### Information provided
··········

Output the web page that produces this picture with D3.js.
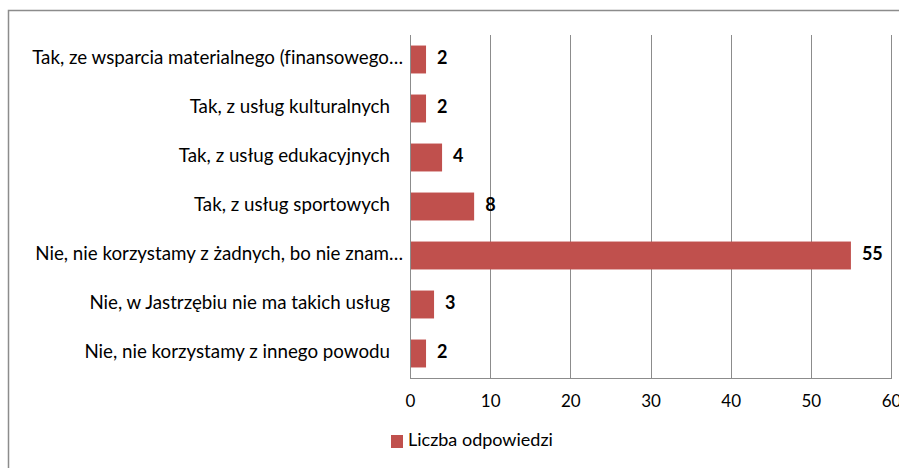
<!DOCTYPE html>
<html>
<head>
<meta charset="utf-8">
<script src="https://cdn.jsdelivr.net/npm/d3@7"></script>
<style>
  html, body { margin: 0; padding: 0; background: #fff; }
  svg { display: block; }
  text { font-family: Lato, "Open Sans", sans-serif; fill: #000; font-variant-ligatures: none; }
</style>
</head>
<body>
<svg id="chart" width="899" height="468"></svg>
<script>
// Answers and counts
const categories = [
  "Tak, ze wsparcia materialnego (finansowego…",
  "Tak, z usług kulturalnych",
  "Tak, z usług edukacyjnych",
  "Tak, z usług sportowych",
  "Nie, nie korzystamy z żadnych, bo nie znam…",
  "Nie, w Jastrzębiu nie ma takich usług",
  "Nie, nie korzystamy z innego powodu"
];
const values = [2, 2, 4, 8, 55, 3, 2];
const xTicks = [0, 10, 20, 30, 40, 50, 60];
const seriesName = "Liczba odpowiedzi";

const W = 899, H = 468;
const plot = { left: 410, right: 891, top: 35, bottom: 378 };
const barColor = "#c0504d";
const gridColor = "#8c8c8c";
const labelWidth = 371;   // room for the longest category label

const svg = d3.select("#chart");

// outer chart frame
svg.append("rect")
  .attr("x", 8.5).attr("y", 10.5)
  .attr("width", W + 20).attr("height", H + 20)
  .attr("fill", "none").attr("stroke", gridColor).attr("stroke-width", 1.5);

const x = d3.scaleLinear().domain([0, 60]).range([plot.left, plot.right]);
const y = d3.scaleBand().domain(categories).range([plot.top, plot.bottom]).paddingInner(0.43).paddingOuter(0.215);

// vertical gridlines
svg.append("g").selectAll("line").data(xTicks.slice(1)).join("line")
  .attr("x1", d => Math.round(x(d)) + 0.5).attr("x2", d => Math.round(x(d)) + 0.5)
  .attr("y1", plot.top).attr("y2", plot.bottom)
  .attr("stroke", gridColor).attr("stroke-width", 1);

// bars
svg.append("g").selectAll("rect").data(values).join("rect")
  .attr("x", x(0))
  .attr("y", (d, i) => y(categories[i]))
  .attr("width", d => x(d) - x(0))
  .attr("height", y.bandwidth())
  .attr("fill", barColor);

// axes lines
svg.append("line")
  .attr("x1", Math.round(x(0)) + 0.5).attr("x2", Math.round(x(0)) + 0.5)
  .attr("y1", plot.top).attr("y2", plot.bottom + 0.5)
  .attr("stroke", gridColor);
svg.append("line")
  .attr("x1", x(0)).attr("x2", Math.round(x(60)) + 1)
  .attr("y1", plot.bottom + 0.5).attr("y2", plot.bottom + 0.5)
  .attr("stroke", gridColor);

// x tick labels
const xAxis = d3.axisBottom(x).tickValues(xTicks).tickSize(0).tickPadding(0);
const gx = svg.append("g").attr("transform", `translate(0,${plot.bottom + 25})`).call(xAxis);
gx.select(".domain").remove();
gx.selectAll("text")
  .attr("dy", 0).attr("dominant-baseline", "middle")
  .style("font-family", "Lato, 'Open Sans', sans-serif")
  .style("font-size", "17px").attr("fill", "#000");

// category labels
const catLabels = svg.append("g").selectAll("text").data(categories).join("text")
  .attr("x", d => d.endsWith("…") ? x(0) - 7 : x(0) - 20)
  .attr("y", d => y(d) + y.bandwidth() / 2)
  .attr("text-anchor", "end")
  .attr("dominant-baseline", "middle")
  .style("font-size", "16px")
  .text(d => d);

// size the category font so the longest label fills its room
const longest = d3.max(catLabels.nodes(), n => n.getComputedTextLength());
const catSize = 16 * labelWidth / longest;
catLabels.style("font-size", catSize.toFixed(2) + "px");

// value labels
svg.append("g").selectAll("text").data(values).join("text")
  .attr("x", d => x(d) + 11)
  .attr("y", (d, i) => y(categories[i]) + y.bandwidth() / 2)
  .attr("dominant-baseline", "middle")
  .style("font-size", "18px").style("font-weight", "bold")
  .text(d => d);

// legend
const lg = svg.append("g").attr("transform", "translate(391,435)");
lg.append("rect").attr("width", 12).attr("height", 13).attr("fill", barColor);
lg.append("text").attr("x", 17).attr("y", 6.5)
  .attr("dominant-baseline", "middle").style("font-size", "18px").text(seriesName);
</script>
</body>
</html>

··········

### Exercise
Transcribe all the data word for word; the images stay out.

### Task result
Output the web page that produces this picture with D3.js.
<!DOCTYPE html>
<html>
<head>
<meta charset="utf-8">
<script src="https://cdn.jsdelivr.net/npm/d3@7"></script>
<style>
  html, body { margin: 0; padding: 0; background: #fff; }
  svg { display: block; }
  text { font-family: Lato, "Open Sans", sans-serif; fill: #000; font-variant-ligatures: none; }
</style>
</head>
<body>
<svg id="chart" width="899" height="468"></svg>
<script>
// Answers and counts
const categories = [
  "Tak, ze wsparcia materialnego (finansowego…",
  "Tak, z usług kulturalnych",
  "Tak, z usług edukacyjnych",
  "Tak, z usług sportowych",
  "Nie, nie korzystamy z żadnych, bo nie znam…",
  "Nie, w Jastrzębiu nie ma takich usług",
  "Nie, nie korzystamy z innego powodu"
];
const values = [2, 2, 4, 8, 55, 3, 2];
const xTicks = [0, 10, 20, 30, 40, 50, 60];
const seriesName = "Liczba odpowiedzi";

const W = 899, H = 468;
const plot = { left: 410, right: 891, top: 35, bottom: 378 };
const barColor = "#c0504d";
const gridColor = "#8c8c8c";
const labelWidth = 371;   // room for the longest category label

const svg = d3.select("#chart");

// outer chart frame
svg.append("rect")
  .attr("x", 8.5).attr("y", 10.5)
  .attr("width", W + 20).attr("height", H + 20)
  .attr("fill", "none").attr("stroke", gridColor).attr("stroke-width", 1.5);

const x = d3.scaleLinear().domain([0, 60]).range([plot.left, plot.right]);
const y = d3.scaleBand().domain(categories).range([plot.top, plot.bottom]).paddingInner(0.43).paddingOuter(0.215);

// vertical gridlines
svg.append("g").selectAll("line").data(xTicks.slice(1)).join("line")
  .attr("x1", d => Math.round(x(d)) + 0.5).attr("x2", d => Math.round(x(d)) + 0.5)
  .attr("y1", plot.top).attr("y2", plot.bottom)
  .attr("stroke", gridColor).attr("stroke-width", 1);

// bars
svg.append("g").selectAll("rect").data(values).join("rect")
  .attr("x", x(0))
  .attr("y", (d, i) => y(categories[i]))
  .attr("width", d => x(d) - x(0))
  .attr("height", y.bandwidth())
  .attr("fill", barColor);

// axes lines
svg.append("line")
  .attr("x1", Math.round(x(0)) + 0.5).attr("x2", Math.round(x(0)) + 0.5)
  .attr("y1", plot.top).attr("y2", plot.bottom + 0.5)
  .attr("stroke", gridColor);
svg.append("line")
  .attr("x1", x(0)).attr("x2", Math.round(x(60)) + 1)
  .attr("y1", plot.bottom + 0.5).attr("y2", plot.bottom + 0.5)
  .attr("stroke", gridColor);

// x tick labels
const xAxis = d3.axisBottom(x).tickValues(xTicks).tickSize(0).tickPadding(0);
const gx = svg.append("g").attr("transform", `translate(0,${plot.bottom + 25})`).call(xAxis);
gx.select(".domain").remove();
gx.selectAll("text")
  .attr("dy", 0).attr("dominant-baseline", "middle")
  .style("font-family", "Lato, 'Open Sans', sans-serif")
  .style("font-size", "17px").attr("fill", "#000");

// category labels
const catLabels = svg.append("g").selectAll("text").data(categories).join("text")
  .attr("x", d => d.endsWith("…") ? x(0) - 7 : x(0) - 20)
  .attr("y", d => y(d) + y.bandwidth() / 2)
  .attr("text-anchor", "end")
  .attr("dominant-baseline", "middle")
  .style("font-size", "16px")
  .text(d => d);

// size the category font so the longest label fills its room
const longest = d3.max(catLabels.nodes(), n => n.getComputedTextLength());
const catSize = 16 * labelWidth / longest;
catLabels.style("font-size", catSize.toFixed(2) + "px");

// value labels
svg.append("g").selectAll("text").data(values).join("text")
  .attr("x", d => x(d) + 11)
  .attr("y", (d, i) => y(categories[i]) + y.bandwidth() / 2)
  .attr("dominant-baseline", "middle")
  .style("font-size", "18px").style("font-weight", "bold")
  .text(d => d);

// legend
const lg = svg.append("g").attr("transform", "translate(391,435)");
lg.append("rect").attr("width", 12).attr("height", 13).attr("fill", barColor);
lg.append("text").attr("x", 17).attr("y", 6.5)
  .attr("dominant-baseline", "middle").style("font-size", "18px").text(seriesName);
</script>
</body>
</html>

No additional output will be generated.